Western Canada is a major hub for extracting and harnessing natural resources including hydropower, timber, oil, gas, coal, metallurgical coal, and coalbed methane. Alberta, for example, has become a center of oil and gas activity, producing a consistent and sizeable provincial budget surplus and contributing to a 32 percent increase in Calgary’s population from 1990 to 2007. Calgary’s current population of 1,019,942 is expected to reach 1,250,000 by 2016. The region is also home to the world’s second largest manufacturer of metallurgical coal, and one of the continent’s leading concrete manufacturers.
While oil, gas, timber and other such industries are obviously extractive, many people forget to consider the extractive impacts of hydroelectric power generation. Even though water is technically borrowed, the disruption to riverine ecosystems is immense. Inaccurately marketed as green energy, dams associated with hydropower have a serious detrimental effect on aquatic health and are one of the most destructive obstacles to fish connectivity throughout the Yellowstone to Yukon region.
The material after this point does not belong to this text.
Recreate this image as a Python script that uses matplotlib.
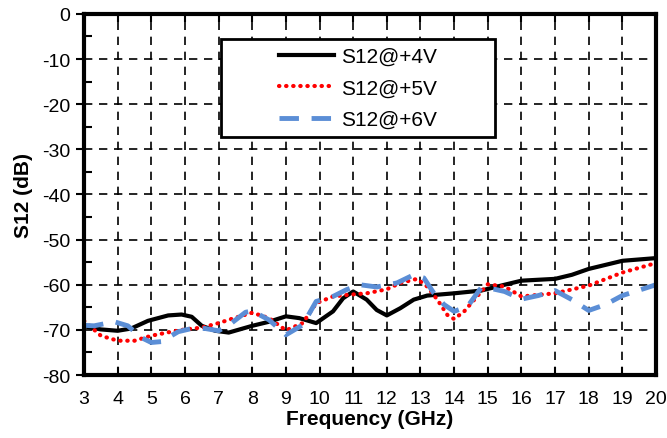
import matplotlib.pyplot as plt
from matplotlib.patches import Rectangle
from matplotlib.ticker import MultipleLocator

plt.rcParams['font.family'] = ['Liberation Sans', 'DejaVu Sans']
plt.rcParams['axes.unicode_minus'] = False

# Data (frequency in GHz, S12 in dB)
freq_4v = [3, 3.5, 4, 4.4, 4.9, 5.5, 5.9, 6.2, 6.5, 6.9, 7.3, 8, 8.5, 9, 9.4,
           9.9, 10.4, 10.7, 11, 11.4, 11.7, 12, 12.4, 12.8, 13.2, 14, 14.8,
           15.5, 16, 17, 17.5, 18, 19, 20]
s12_4v = [-69.2, -69.9, -70.2, -69.7, -68.0, -66.8, -66.6, -67.1, -69.1, -70.2,
          -70.6, -69.1, -68.2, -67.0, -67.4, -68.5, -65.9, -63.0, -61.5, -63.3,
          -65.6, -66.8, -65.2, -63.3, -62.4, -61.9, -61.3, -60.0, -59.1, -58.7,
          -57.8, -56.5, -54.7, -54.1]

freq_5v = [3, 3.5, 4, 4.5, 5, 5.6, 6, 6.5, 7, 7.5, 8, 8.5, 9, 9.5, 9.9, 10.4,
           10.9, 11.4, 12, 12.4, 12.9, 13.2, 13.5, 13.8, 14, 14.3, 14.6, 15,
           15.5, 16, 17, 18, 19, 20]
s12_5v = [-68.0, -71.3, -72.4, -72.4, -71.3, -70.4, -69.9, -69.5, -68.5, -67.3,
          -66.2, -67.4, -70.1, -68.5, -64.1, -62.6, -62.2, -61.9, -61.0, -59.6,
          -58.7, -60.4, -63.3, -66.7, -67.6, -65.9, -63.3, -59.9, -60.4, -62.6,
          -61.9, -60.2, -57.3, -55.2]

freq_6v = [3, 3.3, 3.9, 4.3, 4.7, 5, 5.3, 5.8, 6.2, 6.6, 7, 7.4, 7.8, 8, 8.5,
           9, 9.5, 9.9, 10.4, 10.8, 11.2, 11.7, 12.3, 12.8, 13.1, 13.4, 13.7,
           14, 14.4, 14.8, 15.2, 15.5, 16, 16.5, 17, 17.5, 18, 18.5, 19, 20]
s12_6v = [-69.0, -69.1, -68.2, -69.1, -71.7, -72.8, -72.6, -70.4, -69.7, -69.7,
          -70.2, -68.4, -66.1, -65.8, -67.8, -71.1, -68.9, -63.7, -62.6, -61.1,
          -60.0, -60.5, -59.6, -57.8, -58.5, -61.9, -64.4, -65.9, -64.8, -60.7,
          -61.0, -61.5, -63.2, -62.4, -61.3, -63.3, -65.7, -64.4, -62.4, -60.0]

fig = plt.figure(figsize=(6.67, 4.39), dpi=100)
ax = fig.add_axes([0.126, 0.1435, 0.8575, 0.8225])

ax.plot(freq_4v, s12_4v, color='black', lw=3, label='S12@+4V')
ax.plot(freq_5v, s12_5v, color='red', lw=3, linestyle=(0, (0.1, 1.6)),
        dash_capstyle='round', label='S12@+5V')
ax.plot(freq_6v, s12_6v, color='#5B8ED6', lw=3.5, linestyle=(0, (4, 2.6)),
        label='S12@+6V')

ax.set_xlim(3, 20)
ax.set_ylim(-80, 0)
ax.xaxis.set_major_locator(MultipleLocator(1))
ax.yaxis.set_major_locator(MultipleLocator(10))
ax.yaxis.set_minor_locator(MultipleLocator(5))
ax.grid(True, which='major', color='black', linestyle=(0, (5, 4)), lw=1.2)

ax.tick_params(axis='both', labelsize=14, width=1.5)
ax.tick_params(axis='x', direction='in', top=True, length=6, pad=11)
ax.tick_params(axis='y', which='major', direction='out', length=6, pad=4)
ax.tick_params(axis='y', which='minor', direction='in', length=6, width=1.5)

for s in ax.spines.values():
    s.set_linewidth(3)

ax.set_xlabel('Frequency (GHz)', fontsize=15, fontweight='bold', labelpad=1)
ax.set_ylabel('S12 (dB)', fontsize=15, fontweight='bold', labelpad=6)

# legend box drawn separately so the entries can sit centred inside it
box = Rectangle((0.2395, 0.659), 0.479, 0.272, transform=ax.transAxes,
                facecolor='white', edgecolor='black', lw=2, zorder=4)
ax.add_patch(box)
leg = ax.legend(loc='center', bbox_to_anchor=(0.479, 0.795), frameon=False,
                fontsize=15, handlelength=2.6, labelspacing=0.6,
                handletextpad=0.35, borderaxespad=0)
leg.set_zorder(5)

fig.savefig('out.png', dpi=100)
Taken one by one, site by site, it may be hard to imagine how these industries could impact the large Yellowstone to Yukon landscape. But considering the total extent of related development – roads, railways, dams, power and processing plants, and residential and commercial development – the cumulative effect on habitat connectivity is enormous.
Like other issues facing the Y2Y region, collaborative efforts between conservation groups, businesses and citizens can have a positive impact:
- Corporations can take a leadership role, consulting with local communities and working with provincial/state and federal governments, as well as independent biologists in order to minimize impacts, and operate their facilities according to the best practices of their industry.
- Individuals can make informed consumer decisions, implement environmentally sound household practices, and help educate family and friends about the issues.